Contact lenses are not an easy solution for every person suffering with vision problems. Some eye conditions make wearing contacts a difficult proposition. However, it does not rule out wearing contact lenses altogether. It just means patients need to discuss options with their doctor and obtain specialized hard to fit contacts for their specific vision problems.
Reasons for Hard to Fit Contacts
Finding contact lenses that fit and wearing contact lenses in general can be made more challenging when these conditions affect your eyes:
- Dry eyes
- Giant Papillary Conjunctivitis (GPC)
Astigmatism: Astigmatism develops when the front of the eye curves into a bulge or oval shape. It causes blurred vision and can be difficult to correct because regular contacts cannot account for the bulging.

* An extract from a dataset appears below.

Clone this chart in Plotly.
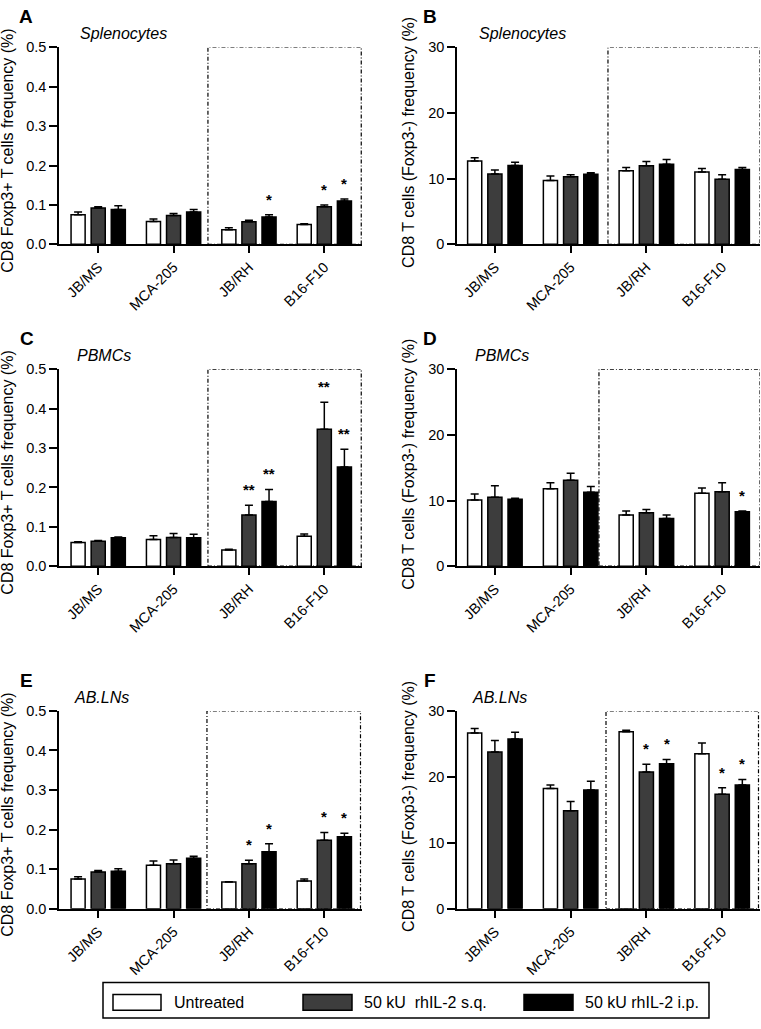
import plotly.graph_objects as go

# ---------------- data ----------------
categories = ["JB/MS", "MCA-205", "JB/RH", "B16-F10"]
groups = ["Untreated", "50 kU\u00a0 rhIL-2 s.q.", "50 kU rhIL-2 i.p."]
group_colors = ["#ffffff", "#3d3d3d", "#000000"]

left_ytitle = "CD8 Foxp3+ T cells frequency (%)"
right_ytitle = "CD8 T cells (Foxp3-) frequency (%)"

# rows: Untreated, s.q., i.p. ; columns: categories
A_means = [[0.075, 0.058, 0.037, 0.050], [0.092, 0.073, 0.057, 0.095], [0.088, 0.082, 0.069, 0.110]]
A_errs = [[0.007, 0.006, 0.005, 0.002], [0.003, 0.005, 0.004, 0.005], [0.010, 0.006, 0.006, 0.005]]
A_stars = [["", "", "", ""], ["", "", "", "*"], ["", "", "*", "*"]]

B_means = [[12.7, 9.7, 11.2, 11.0], [10.7, 10.3, 11.95, 9.9], [12.0, 10.65, 12.2, 11.4]]
B_errs = [[0.5, 0.7, 0.5, 0.55], [0.6, 0.3, 0.65, 0.7], [0.5, 0.25, 0.7, 0.3]]
B_stars = [["", "", "", ""], ["", "", "", ""], ["", "", "", ""]]

C_means = [[0.060, 0.068, 0.041, 0.076], [0.063, 0.073, 0.130, 0.348], [0.072, 0.072, 0.164, 0.252]]
C_errs = [[0.002, 0.009, 0.002, 0.006], [0.002, 0.010, 0.025, 0.068], [0.002, 0.009, 0.031, 0.045]]
C_stars = [["", "", "", ""], ["", "", "**", "**"], ["", "", "**", "**"]]

D_means = [[10.1, 11.8, 7.8, 11.1], [10.5, 13.1, 8.15, 11.35], [10.2, 11.25, 7.25, 8.3]]
D_errs = [[0.9, 0.9, 0.6, 0.8], [1.75, 1.05, 0.5, 1.35], [0.15, 0.9, 0.55, 0.1]]
D_stars = [["", "", "", ""], ["", "", "", ""], ["", "", "", "*"]]

E_means = [[0.075, 0.110, 0.0675, 0.070], [0.093, 0.114, 0.114, 0.173], [0.095, 0.1275, 0.144, 0.182]]
E_errs = [[0.006, 0.011, 0.001, 0.005], [0.004, 0.009, 0.0085, 0.020], [0.006, 0.0055, 0.020, 0.009]]
E_stars = [["", "", "", ""], ["", "", "*", "*"], ["", "", "*", "*"]]

F_means = [[26.65, 18.25, 26.85, 23.5], [23.75, 14.85, 20.75, 17.35], [25.75, 18.0, 22.0, 18.75]]
F_errs = [[0.7, 0.5, 0.2, 1.65], [1.75, 1.4, 1.15, 1.0], [1.0, 1.35, 0.65, 0.85]]
F_stars = [["", "", "", ""], ["", "", "*", "*"], ["", "", "*", "*"]]

# ---------------- layout helpers ----------------
W, H = 761, 1029
FONT = "Liberation Sans, Arial, Helvetica, sans-serif"


def px_x(p):
    return p / W


def px_y(p):
    return 1 - p / H


BARGAP = 0.2
BARGROUPGAP = 0.3

panels = [
    dict(letter="A", tissue="Splenocytes", ytitle=left_ytitle, means=A_means, errs=A_errs, stars=A_stars,
         ymax=0.5, dtick=0.1, fmt=".1f", box=(1.456, 3.49), xpx=(59, 362), ypx=(40, 240), xr=(-0.52, 3.5),
         letter_x=26, tissue_x=78, title_x=8, title_dy=5),
    dict(letter="B", tissue="Splenocytes", ytitle=right_ytitle, means=B_means, errs=B_errs, stars=B_stars,
         ymax=30, dtick=10, fmt="d", box=(1.493, 3.5), xpx=(457, 760), ypx=(40, 240), xr=(-0.5, 3.5),
         letter_x=430, tissue_x=477, title_x=409, title_dy=-4),
    dict(letter="C", tissue="PBMCs", ytitle=left_ytitle, means=C_means, errs=C_errs, stars=C_stars,
         ymax=0.5, dtick=0.1, fmt=".1f", box=(1.456, 3.49), xpx=(59, 362), ypx=(367, 567), xr=(-0.52, 3.5),
         letter_x=27, tissue_x=75, title_x=8, title_dy=5),
    dict(letter="D", tissue="PBMCs", ytitle=right_ytitle, means=D_means, errs=D_errs, stars=D_stars,
         ymax=30, dtick=10, fmt="d", box=(1.374, 3.5), xpx=(457, 760), ypx=(367, 567), xr=(-0.5, 3.5),
         letter_x=430, tissue_x=473, title_x=409, title_dy=-4),
    dict(letter="E", tissue="AB.LNs", ytitle=left_ytitle, means=E_means, errs=E_errs, stars=E_stars,
         ymax=0.5, dtick=0.1, fmt=".1f", box=(1.443, 3.48), xpx=(59, 362), ypx=(714, 915), xr=(-0.52, 3.5),
         letter_x=26, tissue_x=72, title_x=8, title_dy=5),
    dict(letter="F", tissue="AB.LNs", ytitle=right_ytitle, means=F_means, errs=F_errs, stars=F_stars,
         ymax=30, dtick=10, fmt="d", box=(1.467, 3.48), xpx=(457, 760), ypx=(714, 915), xr=(-0.5, 3.5),
         letter_x=430, tissue_x=470, title_x=409, title_dy=-4),
]

xpos = list(range(len(categories)))
slot = (1 - BARGAP) / len(groups)

fig = go.Figure()
annotations = []
shapes = []
layout_axes = {}

for i, p in enumerate(panels):
    n = i + 1
    xa = "x" if n == 1 else f"x{n}"
    ya = "y" if n == 1 else f"y{n}"
    xkey = "xaxis" if n == 1 else f"xaxis{n}"
    ykey = "yaxis" if n == 1 else f"yaxis{n}"

    for k, gname in enumerate(groups):
        fig.add_trace(go.Bar(
            x=xpos, y=p["means"][k], name=gname,
            marker=dict(color=group_colors[k], line=dict(color="black", width=1.5)),
            error_y=dict(type="data", array=p["errs"][k], arrayminus=[0] * len(categories),
                         symmetric=False, color="black", thickness=1.5, width=4),
            xaxis=xa, yaxis=ya, showlegend=False, hoverinfo="skip",
        ))
        # significance stars
        for j in range(len(categories)):
            s = p["stars"][k][j]
            if s:
                annotations.append(dict(
                    x=xpos[j] + (k - (len(groups) - 1) / 2) * slot,
                    y=p["means"][k][j] + p["errs"][k][j],
                    xref=xa, yref=ya, text=f"<b>{s}</b>", showarrow=False,
                    xanchor="center", yanchor="bottom", yshift=5,
                    font=dict(family=FONT, size=15, color="black"),
                ))

    x0p, x1p = p["xpx"]
    y0p, y1p = p["ypx"]
    layout_axes[xkey] = dict(
        domain=[px_x(x0p), px_x(x1p)], range=list(p["xr"]), anchor=ya,
        tickmode="array", tickvals=xpos, ticktext=categories, tickangle=-45,
        ticks="outside", ticklen=7, tickwidth=1.5, tickcolor="black",
        showline=True, linecolor="black", linewidth=1.5,
        showgrid=False, zeroline=False, fixedrange=True,
        tickfont=dict(family=FONT, size=14.5, color="black"),
    )
    layout_axes[ykey] = dict(
        domain=[px_y(y1p), px_y(y0p)], range=[0, p["ymax"]], anchor=xa,
        dtick=p["dtick"], tick0=0, tickformat=p["fmt"],
        ticks="outside", ticklen=8, tickwidth=1.5, tickcolor="black",
        showline=True, linecolor="black", linewidth=1.5,
        showgrid=False, zeroline=False, fixedrange=True,
        tickfont=dict(family=FONT, size=14.5, color="black"),
    )

    # dashed box around the last two tumour lines
    shapes.append(dict(type="rect", xref=xa, yref=ya, x0=p["box"][0], x1=p["box"][1],
                       y0=0, y1=p["ymax"], layer="below",
                       line=dict(color="black", width=1.2, dash="4px,2px,1px,2px")))

    # panel letter
    annotations.append(dict(x=px_x(p["letter_x"]), y=px_y(y0p - 31), xref="paper", yref="paper",
                            text=f"<b>{p['letter']}</b>", showarrow=False, xanchor="center", yanchor="middle",
                            font=dict(family=FONT, size=19, color="black")))
    # tissue label
    annotations.append(dict(x=px_x(p["tissue_x"]), y=px_y(y0p - 14), xref="paper", yref="paper",
                            text=f"<i>{p['tissue']}</i>", showarrow=False, xanchor="left", yanchor="middle",
                            font=dict(family=FONT, size=16, color="black")))
    # y-axis title
    annotations.append(dict(x=px_x(p["title_x"]), y=px_y((y0p + y1p) / 2 + p["title_dy"]),
                            xref="paper", yref="paper", text=p["ytitle"], textangle=-90,
                            showarrow=False, xanchor="center", yanchor="middle",
                            font=dict(family=FONT, size=16, color="black")))

# ---------------- legend (drawn box with wide swatches) ----------------
legend_box = (103, 709, 990, 1026)
swatch_x = [(113, 161), (303, 352), (524, 573)]
text_x = [172, 362, 583]
shapes.append(dict(type="rect", xref="paper", yref="paper",
                   x0=px_x(legend_box[0]), x1=px_x(legend_box[1]),
                   y0=px_y(legend_box[3]), y1=px_y(legend_box[2]),
                   line=dict(color="black", width=1.5), fillcolor="white"))
for k, gname in enumerate(groups):
    shapes.append(dict(type="rect", xref="paper", yref="paper",
                       x0=px_x(swatch_x[k][0]), x1=px_x(swatch_x[k][1]),
                       y0=px_y(1018), y1=px_y(1002),
                       line=dict(color="black", width=1.5), fillcolor=group_colors[k]))
    annotations.append(dict(x=px_x(text_x[k]), y=px_y(1010), xref="paper", yref="paper",
                            text=gname, showarrow=False, xanchor="left", yanchor="middle",
                            font=dict(family=FONT, size=16, color="black")))

fig.update_layout(
    width=W, height=H,
    margin=dict(l=0, r=0, t=0, b=0),
    paper_bgcolor="white", plot_bgcolor="white",
    barmode="group", bargap=BARGAP, bargroupgap=BARGROUPGAP,
    showlegend=False,
    font=dict(family=FONT, size=14, color="black"),
    annotations=annotations, shapes=shapes,
    **layout_axes,
)

fig.write_html(
    "out.html",
    config={"displayModeBar": False},
    post_script="document.body.style.margin='0';document.body.style.overflow='hidden';",
)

Dry Eyes: When eyes become excessively dry, it leads to irritation, burning, redness and blurred vision. Contact lenses can exacerbate these conditions by making it feel like a foreign object is stuck in your eye.

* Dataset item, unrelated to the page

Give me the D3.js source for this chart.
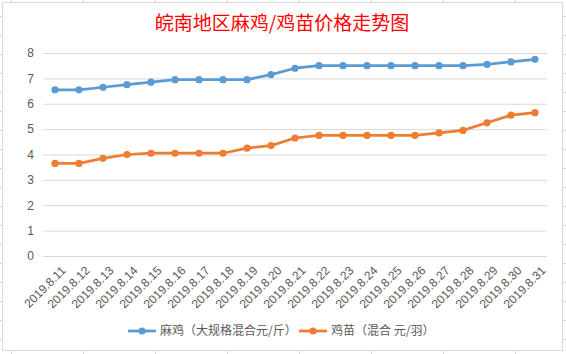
<!DOCTYPE html>
<html>
<head>
<meta charset="utf-8">
<script src="https://cdn.jsdelivr.net/npm/d3@7"></script>
<style>
  html, body { margin: 0; padding: 0; background: #fff; }
  svg { display: block; }
  text { font-family: "Noto Sans CJK SC", "DejaVu Sans", sans-serif; }
</style>
</head>
<body>
<div id="chart"></div>
<script>
const dates = ["2019.8.11", "2019.8.12", "2019.8.13", "2019.8.14", "2019.8.15", "2019.8.16", "2019.8.17",
  "2019.8.18", "2019.8.19", "2019.8.20", "2019.8.21", "2019.8.22", "2019.8.23", "2019.8.24",
  "2019.8.25", "2019.8.26", "2019.8.27", "2019.8.28", "2019.8.29", "2019.8.30", "2019.8.31"];

const majiPrice = [6.55, 6.55, 6.65, 6.75, 6.85, 6.95, 6.95, 6.95, 6.95, 7.15, 7.4,
  7.5, 7.5, 7.5, 7.5, 7.5, 7.5, 7.5, 7.55, 7.65, 7.75];

const chickPrice = [3.65, 3.65, 3.85, 4.0, 4.05, 4.05, 4.05, 4.05, 4.25, 4.35, 4.65,
  4.75, 4.75, 4.75, 4.75, 4.75, 4.85, 4.95, 5.25, 5.55, 5.65];

const yTicks = [0, 1, 2, 3, 4, 5, 6, 7, 8];

const series = [
  { name: "麻鸡（大规格混合元/斤）", values: majiPrice, color: "#5B9BD5" },
  { name: "鸡苗（混合 元/羽）", values: chickPrice, color: "#ED7D31" }
];

const W = 566, H = 354;
const svg = d3.select("#chart").append("svg")
  .attr("width", W)
  .attr("height", H);

// spreadsheet cells behind the chart
const bg = svg.append("g").attr("stroke", "#d4d4d4").attr("stroke-width", 1);
d3.range(11, W, 72).forEach((x) => {
  bg.append("line").attr("x1", x + 0.5).attr("x2", x + 0.5).attr("y1", 0).attr("y2", H);
});
d3.range(-3, H, 19).forEach((y) => {
  bg.append("line").attr("x1", 0).attr("x2", W).attr("y1", y + 0.5).attr("y2", y + 0.5);
});

svg.append("rect")
  .attr("x", 2.5).attr("y", 2.5)
  .attr("width", 560).attr("height", 348)
  .attr("fill", "#fff")
  .attr("stroke", "#d9d9d9");

const plot = { left: 43, right: 547, top: 53, bottom: 256 };

const x = d3.scaleBand()
  .domain(dates)
  .range([plot.left, plot.right]);

const y = d3.scaleLinear()
  .domain([0, 8])
  .range([plot.bottom, plot.top]);

svg.append("text")
  .attr("x", 282)
  .attr("y", 30)
  .attr("text-anchor", "middle")
  .attr("fill", "#ff0000")
  .style("font-size", "19px")
  .text("皖南地区麻鸡/鸡苗价格走势图");

// gridlines + y labels
const yAxis = svg.append("g")
  .attr("transform", `translate(${plot.left},0)`)
  .call(d3.axisLeft(y).tickValues(yTicks).tickSize(-(plot.right - plot.left)).tickPadding(9));
yAxis.select(".domain").remove();
yAxis.selectAll(".tick line").attr("stroke", "#d9d9d9");
yAxis.selectAll(".tick text")
  .attr("fill", "#595959")
  .style("font-size", "12px")
  .style("font-family", "Liberation Sans, sans-serif");

// x labels
svg.append("g")
  .selectAll("text")
  .data(dates)
  .join("text")
  .attr("transform", (d) => `translate(${x(d) + x.bandwidth() / 2 + 5},${plot.bottom + 9}) rotate(-45)`)
  .attr("text-anchor", "end")
  .attr("dy", "0.75em")
  .attr("fill", "#595959")
  .style("font-size", "12px")
  .style("font-family", "Liberation Sans, sans-serif")
  .text((d) => d);

const cx = (i) => x(dates[i]) + x.bandwidth() / 2;

const line = d3.line()
  .x((d, i) => cx(i))
  .y((d) => y(d));

series.forEach((s) => {
  svg.append("path")
    .datum(s.values)
    .attr("d", line)
    .attr("fill", "none")
    .attr("stroke", s.color)
    .attr("stroke-width", 2.75)
    .attr("stroke-linejoin", "round");

  svg.append("g")
    .selectAll("circle")
    .data(s.values)
    .join("circle")
    .attr("cx", (d, i) => cx(i))
    .attr("cy", (d) => y(d))
    .attr("r", 3.6)
    .attr("fill", s.color);
});

// legend
const legendItems = [
  { x: 128, textX: 160 },
  { x: 299, textX: 331 }
];
series.forEach((s, i) => {
  const g = svg.append("g").attr("transform", `translate(${legendItems[i].x},331)`);
  g.append("line")
    .attr("x1", 0).attr("x2", 28)
    .attr("stroke", s.color)
    .attr("stroke-width", 2.75);
  g.append("circle")
    .attr("cx", 14).attr("r", 3.6)
    .attr("fill", s.color);
  svg.append("text")
    .attr("x", legendItems[i].textX)
    .attr("y", 331)
    .attr("dy", "0.36em")
    .attr("fill", "#595959")
    .style("font-size", "12px")
    .text(s.name);
});
</script>
</body>
</html>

GPC: This form of conjunctivitis is caused by inflammation on the inner surface of the eyelid. Protein buildup on contact lenses can make this condition worse.
Keratoconus: This is an uncommon condition that causes major discomfort when wearing contacts. Keratoconus happens when the cornea becomes thinner and allows the eye to bulge forward. The bulge forms into a cone shape.
Presbyopia: Eyes tend to have a tougher time focusing on close objects as they age. This condition is known as presbyopia. It typically affects people aged 40 or older.
Solutions for Hard to Fit Contacts
Wearing contacts is not impossible if you suffer from one of the above conditions. You just need to get prescribed contact lenses that are tailored to deal with your specific vision condition.
Gas permeable lenses or scleral lenses are a good solution for patients with keratoconus or other conditions causing corneal irregularity. The rigid contact lens can vault over the surface irregularities in the cornea, and create a smoothing effect that gives the patient improved quality of vision. These lenses can also be helpful for those with severe dry eyes.
Toric lenses are useful for correcting astigmatism. Since the lens needs to align with the astigmatism it is correcting, toric lenses must be checked for proper rotation on the eye.
Bifocal and multifocal lenses can help correct presbyopia. Monovision lenses are another option for presbyopia. This type of lenses can have one eye fitted for distance vision and the other for seeing close objects.